Three of the propeller-equipped sensors were deployed at various locations near the cave mouth to observe 
whether the new functionality would enable them to navigate past restrictions in the flow regime. They performed well enough to collect ultrasound, magnetometer and accelerometer data for a segment of the cave.

Data analysis
Data from these prototypes were collected to ascertain the ability to remotely characterize a wet cave. Sonar 
and magnetometer data proved more useful than accelerometer data.

The first step in reducing sonar data was to calculate the sensor velocity along the conduit flow path. This consisted of cross-correlating the front and rear sonar signals on both sides of the sensor to determine the relative sample delays between detected features.
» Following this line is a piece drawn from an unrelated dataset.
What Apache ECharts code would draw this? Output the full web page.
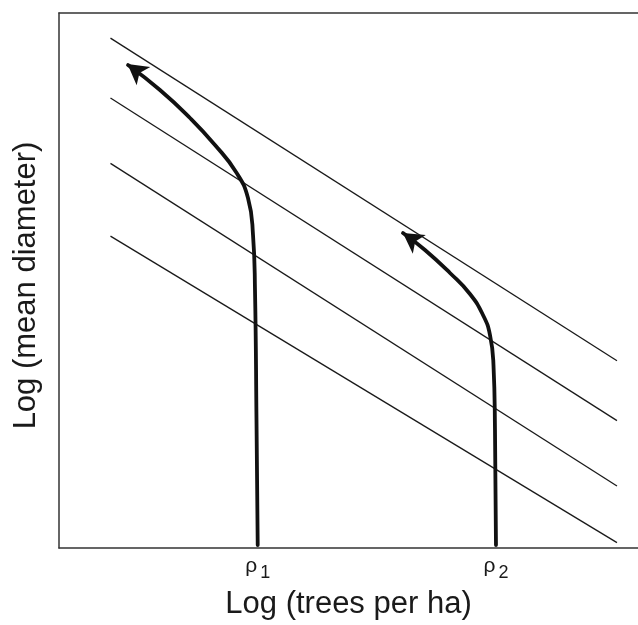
<!DOCTYPE html>
<html>
<head>
<meta charset="utf-8">
<script src="https://cdn.jsdelivr.net/npm/echarts@6/dist/echarts.min.js"></script>
<style>html,body{margin:0;padding:0;background:#fff}#c{width:638px;height:625px}</style>
</head>
<body>
<div id="c"></div>
<script>
// Self-thinning lines: [x, y] endpoints in log units
const lineStartX = 0.889;
const lineEndX = 9.637;
const lineStartY = [9.53, 8.41, 7.19, 5.83];
const lineEndY = [3.50, 2.38, 1.16, 0.10];

// Stand trajectories (log trees per ha, log mean diameter)
const rho1X = [3.432, 3.411, 3.385, 3.351, 3.264, 3.057, 2.694, 2.263, 1.744, 1.192];
const rho1Y = [0.056, 2.393, 4.822, 5.850, 6.542, 7.028, 7.533, 8.037, 8.561, 9.028];
const rho2X = [7.547, 7.530, 7.504, 7.444, 7.323, 7.098, 6.753, 6.321, 5.941];
const rho2Y = [0.056, 2.206, 3.421, 3.981, 4.355, 4.748, 5.140, 5.570, 5.888];

// Arrow heads at the end of each trajectory
const arrowX = [1.183, 5.940];
const arrowY = [9.045, 5.890];
const arrowAngle = [53, 55];

// Tick labels
const tickValues = [3.432, 7.547];
const tickLabels = ['ρ1', 'ρ2'];

const FONT = "'Liberation Sans', Arial, Helvetica, sans-serif";
const zip = (xs, ys) => xs.map((x, i) => [x, ys[i]]);

const series = [];
lineStartY.forEach((y0, i) => {
  series.push({
    type: 'line', data: [[lineStartX, y0], [lineEndX, lineEndY[i]]],
    showSymbol: false, silent: true,
    lineStyle: { color: '#1a1a1a', width: 1.3 }
  });
});
[[rho1X, rho1Y], [rho2X, rho2Y]].forEach(([xs, ys]) => {
  series.push({
    type: 'line', data: zip(xs, ys), smooth: 0.5,
    showSymbol: false, silent: true,
    lineStyle: { color: '#111', width: 3.8, cap: 'round' }
  });
});
series.push({
  type: 'scatter', silent: true,
  data: arrowX.map((x, i) => ({ value: [x, arrowY[i]], symbolRotate: arrowAngle[i] })),
  symbol: 'arrow', symbolSize: [17, 20],
  itemStyle: { color: '#111', opacity: 1 }
});

const chart = echarts.init(document.getElementById('c'), null, { renderer: 'canvas' });
chart.setOption({
  animation: false,
  backgroundColor: '#fff',
  grid: { left: 59, right: 0, top: 13, bottom: 77, containLabel: false },
  xAxis: [{
    type: 'value', min: 0, max: 10, position: 'bottom',
    name: 'Log (trees per ha)', nameLocation: 'middle', nameGap: 41,
    nameTextStyle: { fontFamily: FONT, fontSize: 31, color: '#1a1a1a' },
    axisLine: { show: true, lineStyle: { color: '#333', width: 1.5 } },
    axisTick: { show: false },
    splitLine: { show: false },
    axisLabel: {
      show: true, margin: 7,
      customValues: tickValues,
      formatter: (v) => {
        const i = tickValues.findIndex(t => Math.abs(t - v) < 1e-6);
        if (i < 0) return '';
        const s = tickLabels[i];
        return '{r|' + s[0] + '}{s|' + s.slice(1) + '}';
      },
      rich: {
        r: { fontFamily: FONT, fontSize: 21, color: '#1a1a1a', padding: [0, 3, 4, 0] },
        s: { fontFamily: FONT, fontSize: 18, color: '#1a1a1a', padding: [9, 0, 0, 0] }
      }
    }
  }, {
    type: 'value', min: 0, max: 10, position: 'top',
    axisLine: { show: true, lineStyle: { color: '#333', width: 1.5 } },
    axisTick: { show: false }, axisLabel: { show: false }, splitLine: { show: false }
  }],
  yAxis: {
    type: 'value', min: 0, max: 10,
    name: 'Log (mean diameter)', nameLocation: 'middle', nameGap: 17,
    nameTextStyle: { fontFamily: FONT, fontSize: 31, color: '#1a1a1a', padding: [0, 10, 0, 0] },
    axisLine: { show: true, lineStyle: { color: '#333', width: 1.5 } },
    axisTick: { show: false }, axisLabel: { show: false }, splitLine: { show: false }
  },
  series: series
});
</script>
</body>
</html>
A correlation was made for each sample over time windows. Centering the delay window around each sample, the distance window was calculated using the front sonar reading for the first sample of the window and the rear sonar reading for the last sample of the window. Dividing the distance by the delay, the velocity at each sample was determined. The first and last windows of the sample were smoothed to the average velocity of the nearest known sample.

For each sample, the front and rear sonar readings were used to calculate the normal distances to each side of the conduit. The top and bottom samples provided the distances to the ceiling and floor of the conduit, respectively. Preliminary distances were converted to final distances using calibrated values derived as multiplication factors to correlate water travel times to distance. Assuming a smooth transition arch around the conduit, additional distances were interpolated around the conduit geometry. 

Future applications
Future generations of  sensors might be equipped with additional instrumentation to collect environmental data, such as temperature, gas composition and water chemistry. They also could be miniaturized to a diameter as small as 2 cm to 5 cm.
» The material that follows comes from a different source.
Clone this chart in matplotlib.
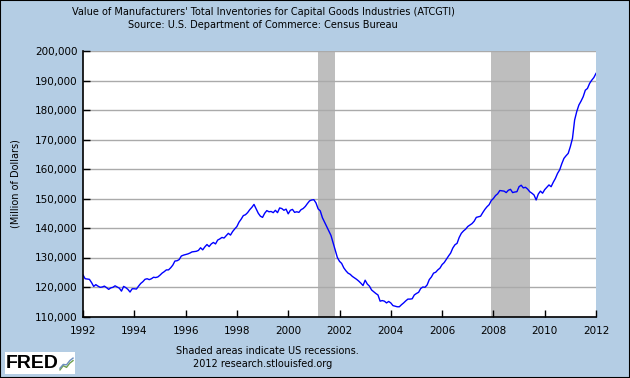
import numpy as np
import matplotlib
matplotlib.use('Agg')
import matplotlib.pyplot as plt
from matplotlib.ticker import FuncFormatter

# monthly values, thousands of millions of dollars
v1992 = [124.1, 122.8, 122.7, 122.6, 121.5, 120.2, 120.8, 120.3, 119.9, 120.0, 120.3, 119.8]
v1993 = [119.2, 119.7, 119.9, 120.4, 120.0, 119.6, 118.6, 120.2, 119.8, 119.2, 118.3, 119.4]
v1994 = [119.4, 119.3, 120.3, 121.2, 121.8, 122.6, 122.8, 122.5, 122.8, 123.3, 123.2, 123.4]
v1995 = [124.0, 124.7, 125.2, 125.8, 125.8, 126.5, 127.4, 128.8, 128.9, 129.3, 130.5, 130.8]
v1996 = [131.0, 131.2, 131.5, 131.9, 132.0, 132.1, 132.4, 133.3, 132.6, 133.6, 134.4, 133.7]
v1997 = [134.6, 135.1, 134.6, 135.9, 136.3, 136.8, 136.6, 137.4, 138.2, 137.6, 138.8, 139.7]
v1998 = [140.5, 142.0, 143.0, 144.2, 144.5, 145.2, 146.2, 147.0, 148.0, 146.5, 145.0, 144.0]
v1999 = [143.6, 145.0, 145.9, 145.5, 145.6, 145.2, 146.0, 145.2, 146.8, 146.6, 146.0, 146.4]
v2000 = [144.8, 146.0, 146.3, 145.3, 145.5, 145.3, 146.2, 146.6, 147.3, 148.3, 149.2, 149.5]
v2001 = [149.6, 148.5, 146.5, 145.8, 143.5, 142.0, 140.5, 139.0, 137.5, 135.0, 132.5, 130.0]
v2002 = [128.7, 128.0, 126.5, 125.5, 124.7, 124.3, 123.6, 123.1, 122.6, 122.0, 121.3, 120.5]
v2003 = [122.3, 121.0, 120.3, 119.0, 118.4, 117.8, 117.3, 115.2, 115.4, 115.2, 114.6, 115.1]
v2004 = [114.6, 113.7, 113.5, 113.3, 113.3, 114.0, 114.6, 115.3, 115.9, 115.9, 116.0, 117.3]
v2005 = [117.8, 118.2, 119.5, 120.0, 119.9, 120.7, 122.5, 123.4, 124.7, 125.0, 125.8, 126.4]
v2006 = [127.6, 128.3, 129.4, 130.5, 131.5, 133.2, 134.3, 134.8, 136.8, 138.2, 139.0, 139.6]
v2007 = [140.5, 141.0, 141.5, 142.3, 143.6, 143.8, 144.0, 145.2, 146.3, 147.2, 147.9, 149.3]
v2008 = [150.0, 151.0, 151.6, 152.7, 152.6, 152.5, 152.0, 152.8, 153.1, 152.0, 152.2, 152.3]
v2009 = [154.0, 154.5, 153.6, 153.8, 153.2, 152.3, 151.8, 151.2, 149.5, 151.5, 152.5, 151.8]
v2010 = [153.0, 153.8, 154.6, 154.0, 155.5, 156.8, 158.5, 159.7, 161.8, 163.6, 164.5, 165.3]
v2011 = [167.6, 170.4, 176.6, 179.5, 181.7, 183.0, 184.5, 186.7, 187.3, 189.0, 190.1, 191.0]
v2012 = [192.4]

values = np.array(v1992 + v1993 + v1994 + v1995 + v1996 + v1997 + v1998 + v1999 + v2000 +
                  v2001 + v2002 + v2003 + v2004 + v2005 + v2006 + v2007 + v2008 + v2009 +
                  v2010 + v2011 + v2012) * 1000
years = 1992 + np.arange(len(values)) / 12.0

# recessions (start, end) in decimal years
recessions = [(2001 + 2/12, 2001 + 10/12), (2007 + 11/12, 2009 + 5/12)]

bg = '#b4cde4'
fig = plt.figure(figsize=(6.3, 3.78), dpi=100, facecolor=bg)
ax = fig.add_axes([83/630, 1 - 316.5/378, 513/630, 265.5/378])
ax.set_facecolor('white')

for start, end in recessions:
    ax.axvspan(start, end, color='#bebebe', lw=0, zorder=1)

ax.plot(years, values, color='#0000ff', lw=1.0, zorder=3)

ax.set_xlim(1992, 2012)
ax.set_ylim(110000, 200000)
ax.set_xticks(range(1992, 2013, 2))
ax.set_yticks(range(110000, 200001, 10000))
ax.yaxis.set_major_formatter(FuncFormatter(lambda v, p: '{:,.0f}'.format(v)))
ax.grid(axis='y', color='#aaaaaa', lw=1.0, zorder=2)
ax.tick_params(direction='in', length=5, width=1, labelsize=7.5, colors='black', pad=4)
ax.tick_params(axis='x', pad=7)
for s in ['top', 'right']:
    ax.spines[s].set_visible(False)
for s in ['left', 'bottom']:
    ax.spines[s].set_linewidth(1.2)
    ax.spines[s].set_zorder(4)

ax.set_ylabel('(Million of Dollars)', fontsize=7, labelpad=10)

fig.text(263/630, 1 - 12/378, "Value of Manufacturers' Total Inventories for Capital Goods Industries (ATCGTI)",
         ha='center', va='center', fontsize=7)
fig.text(263/630, 1 - 25/378, 'Source: U.S. Department of Commerce: Census Bureau',
         ha='center', va='center', fontsize=7)
fig.text(267/630, 1 - 351/378, 'Shaded areas indicate US recessions.', ha='center', va='center', fontsize=7)
fig.text(263/630, 1 - 364/378, '2012 research.stlouisfed.org', ha='center', va='center', fontsize=7)

# FRED logo
fig.patches.append(plt.Rectangle((5/630, 1 - 374/378), 70/630, 22/378, transform=fig.transFigure,
                                 facecolor='white', edgecolor='none', zorder=1))
fig.text(6/630, 1 - 363/378, 'FRED', ha='left', va='center', fontsize=14, fontweight='bold',
         family='Liberation Sans', zorder=3)
icon = fig.add_axes([59/630, 1 - 372/378, 15/630, 16/378])
icon.set_zorder(3)
icon.patch.set_visible(False)
icon.plot([0, 1, 2, 3, 4], [0, 1, 0.6, 1.6, 2.2], color='#6fa04f', lw=1)
icon.plot([0, 1, 2, 3, 4], [0.4, 1.3, 1.2, 2.2, 2.8], color='#6c8ebf', lw=1)
icon.set_xlim(-0.3, 4.3)
icon.set_ylim(-0.5, 3.3)
icon.axis('off')

# frame around the whole picture
fig.patches.append(plt.Rectangle((0, 0), 1, 1, transform=fig.transFigure,
                                 facecolor='none', edgecolor='black', lw=1.5, zorder=5))

fig.savefig('out.png', dpi=100, facecolor=bg)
Meanwhile, the propulsion system might be replaced with a more sophisticated buoyancy system that would activate only as needed. Neutrally buoyant sensors could be used in applications other than caves, such as pipes that are limited in diameter or whose interior size has been reduced due to sediment deposition or corrosion; sanitary sewers in older cities where accurate maps and records are not available and whose condition precludes safe human access; or geotechnical settings, such as mines or conduits that are not safe for manned entry. 


References

  • Alexander, E.C., Jr. and J.F. Quinlan. 1992. Practical Tracing of Groundwater, with Emphasis on Karst Terrains. Geological Society of America, Boulder, Colorado. 2 Vol. pp. 195 & 133.
  • Ford, D.C. and P.W. Williams. 1993. Karst Geomorphology and Hydrology. Chapman and Hall. New York, NY. 601 p. 
  • Painter, S.L., A. Sun, and R.T. Green. 2006. Enhanced Characterization and Representation of Flow through Karst Aquifers. Final Report. AWWA Research Foundation. Project 2987. 
  • Painter, S.L., A. Sun, and R.T. Green. 2007. Enhanced Characterization and Representation of Flow Through Karst Aquifers — Phase II. Final Project Report to the Edwards Aquifer Authority and the Southwest Florida Water Management District. P. 101.
  • Quinlan, J.F., and R.O. Ewers. 1989. Subsurface Drainage in the Mammoth Cave Area, in White, W.B., and White, E.L., eds., Karst Hydrology: Concepts from the Mammoth Cave Area: New York, Van Nostrand Reinhold, pp. 65–103.
  • Smart., P.L. and I.M.S. Laidlaw. 1977. An Evaluation of Some Fluorescent Dyes for Water Tracing. Water Resources Research. Vol. 13. pp. 15-33.